While the 20 percent reduction is correct, Harapan did not tell you the reason for this reduction. Before I explain, it is important to note that the overall budget for the Ministry of Health (MOH) has been steadily increasing.
For 2018, healthcare was given a budget of RM26.58 billion which is a 9.5 percent or 1.7 billion increase compared to what it received in the 2017 budget. Much of these increases was to build more clinics, hospitals and to purchase medical equipment – all this rather than being wasted due to inefficient drug supply.
In comparison, the last year when Dr Mahathir Mohamad was PM in 2003, the healthcare budget was just RM7.6 billion.
The MOH has come out on record even in early 2015 that they planned to move to generic drugs in order to cut down on cost.

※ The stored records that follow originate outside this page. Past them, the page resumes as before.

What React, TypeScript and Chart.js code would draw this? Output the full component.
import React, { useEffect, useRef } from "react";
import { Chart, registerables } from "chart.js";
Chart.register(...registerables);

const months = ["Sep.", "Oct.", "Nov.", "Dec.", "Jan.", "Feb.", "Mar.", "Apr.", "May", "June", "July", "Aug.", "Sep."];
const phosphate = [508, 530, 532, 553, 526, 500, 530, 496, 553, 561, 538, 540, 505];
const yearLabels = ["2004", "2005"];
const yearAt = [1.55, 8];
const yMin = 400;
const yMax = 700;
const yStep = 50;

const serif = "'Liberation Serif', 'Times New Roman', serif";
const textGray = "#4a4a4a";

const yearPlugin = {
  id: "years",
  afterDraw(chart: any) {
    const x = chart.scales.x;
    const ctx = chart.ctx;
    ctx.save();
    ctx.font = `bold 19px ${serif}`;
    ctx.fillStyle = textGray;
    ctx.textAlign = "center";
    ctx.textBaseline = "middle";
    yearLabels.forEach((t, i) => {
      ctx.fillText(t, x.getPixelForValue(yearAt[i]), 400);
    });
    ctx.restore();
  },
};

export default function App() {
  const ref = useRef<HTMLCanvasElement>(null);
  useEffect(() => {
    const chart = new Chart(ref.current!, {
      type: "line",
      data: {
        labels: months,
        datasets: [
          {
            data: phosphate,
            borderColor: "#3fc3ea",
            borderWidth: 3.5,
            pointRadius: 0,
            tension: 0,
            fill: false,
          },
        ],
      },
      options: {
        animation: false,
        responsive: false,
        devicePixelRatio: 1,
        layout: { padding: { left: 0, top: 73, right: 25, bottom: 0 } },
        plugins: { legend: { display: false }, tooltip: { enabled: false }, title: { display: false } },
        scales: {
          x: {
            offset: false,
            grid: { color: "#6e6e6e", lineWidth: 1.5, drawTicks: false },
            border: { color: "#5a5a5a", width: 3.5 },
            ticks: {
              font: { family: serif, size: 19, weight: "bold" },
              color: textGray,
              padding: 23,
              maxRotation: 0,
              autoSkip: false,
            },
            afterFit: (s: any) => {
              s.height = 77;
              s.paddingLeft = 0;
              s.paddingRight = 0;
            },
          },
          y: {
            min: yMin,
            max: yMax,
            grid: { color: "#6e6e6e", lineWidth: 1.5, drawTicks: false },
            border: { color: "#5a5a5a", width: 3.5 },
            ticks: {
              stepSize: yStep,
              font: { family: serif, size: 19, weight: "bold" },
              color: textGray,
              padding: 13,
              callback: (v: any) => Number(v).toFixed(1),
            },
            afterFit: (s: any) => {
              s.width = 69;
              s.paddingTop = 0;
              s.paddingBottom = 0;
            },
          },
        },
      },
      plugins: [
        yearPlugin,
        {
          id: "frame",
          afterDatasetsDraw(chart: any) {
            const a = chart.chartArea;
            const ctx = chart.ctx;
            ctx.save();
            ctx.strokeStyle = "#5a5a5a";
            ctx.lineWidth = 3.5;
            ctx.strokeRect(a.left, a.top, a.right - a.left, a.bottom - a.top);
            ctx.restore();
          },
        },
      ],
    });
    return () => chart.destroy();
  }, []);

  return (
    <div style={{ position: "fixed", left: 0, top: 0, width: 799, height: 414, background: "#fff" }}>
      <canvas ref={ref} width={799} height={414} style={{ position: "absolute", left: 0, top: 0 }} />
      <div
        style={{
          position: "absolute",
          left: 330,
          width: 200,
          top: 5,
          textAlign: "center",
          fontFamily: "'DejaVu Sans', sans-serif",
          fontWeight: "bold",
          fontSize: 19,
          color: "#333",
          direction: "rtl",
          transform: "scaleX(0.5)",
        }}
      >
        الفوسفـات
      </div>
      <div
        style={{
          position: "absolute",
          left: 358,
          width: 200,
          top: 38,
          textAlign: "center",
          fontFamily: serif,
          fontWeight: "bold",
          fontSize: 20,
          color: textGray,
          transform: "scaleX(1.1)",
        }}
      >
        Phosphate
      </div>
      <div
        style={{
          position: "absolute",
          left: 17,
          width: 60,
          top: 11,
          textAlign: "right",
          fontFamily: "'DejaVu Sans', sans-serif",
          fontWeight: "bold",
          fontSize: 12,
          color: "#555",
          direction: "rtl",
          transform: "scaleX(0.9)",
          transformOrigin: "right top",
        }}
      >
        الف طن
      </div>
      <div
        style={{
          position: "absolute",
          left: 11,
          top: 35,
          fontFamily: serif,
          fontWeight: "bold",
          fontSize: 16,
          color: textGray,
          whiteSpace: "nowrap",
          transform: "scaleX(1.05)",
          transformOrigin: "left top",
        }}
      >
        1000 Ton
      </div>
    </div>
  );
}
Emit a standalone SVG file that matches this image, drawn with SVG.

Generic drugs are copies of brand-name drugs that have exactly the same dosage, intended use, effects, side effects, route of administration, risks, safety and strength of the original drug. There is no difference.
Generic drugs usage worldwide has surged in recent years. The biggest catalyst for growth is an increasingly global pharmaceutical spending trend towards generics.
Continuously increasing healthcare expenditures have pushed governments to seek ways to control their healthcare expenditures. This is catalysing an increasing demand for generics versus their branded counterparts.
In fact, moving to generic drugs also gives an opportunity for local manufacturers to grow their business instead of Malaysia having to import all our medicines.
Currently, 30 percent of generic drugs are sourced from local manufacturers whereas almost all branded medicines are produced overseas.
Another major driver for this growth is that the patent periods for proprietary drugs have been considerably shortened - meaning that generic drugs can now be introduced much earlier after the original drugs were introduced.
On top of replacing more expensive branded drugs with identical generic drugs, MOH also wanted to reduce the previous practice of dispensing too much medicine to patients which ended up getting thrown away as the patients simply cannot use up all the medicines given. Therefore, more reasonable and accurate dosages were given instead.
Since money has now been saved from inefficient drug supplies, the government can now invest in better equipment and build more clinics and hospitals to serve the people which also provides places for our medical graduates to perform their housemanship.
Unlike private clinics which Harapan wants to promote with their Kad Peduli Sihat, the federal government also has to take into account the need to provide places for our medical graduates as well as free healthcare for Malaysians - which is why the focus is on government-owned clinics and hospitals rather than the private for-profit clinics that Harapan favours.
For years, the opposition claimed that government departments needed to increase efficiency and cut wastage in their spending.
However, when our MOH did exactly that, rather than receiving praise, it was spinned by the opposition to incite instead.
This is just like how Harapan misled the rakyat in that budgets for public universities have been cut even though this had always been a deliberate and stated plan in the Higher Education Blueprint 2015-2025.
This was to force the public universities to be more efficient and to collaborate much closer with the private sector to ensure their research will be in practical and commercially viable areas and to ensure the relevant courses they offer are in areas where their graduates can easily find work with the private sector they collaborate with.
This deliberate move has begun to show results. Our public universities have been rocketing up the rankings of all the world universities in recent years - unlike in the past under Mahathir where they kept dropping year after year.
ERIC SEE-TO is deputy director, BN strategic communications department.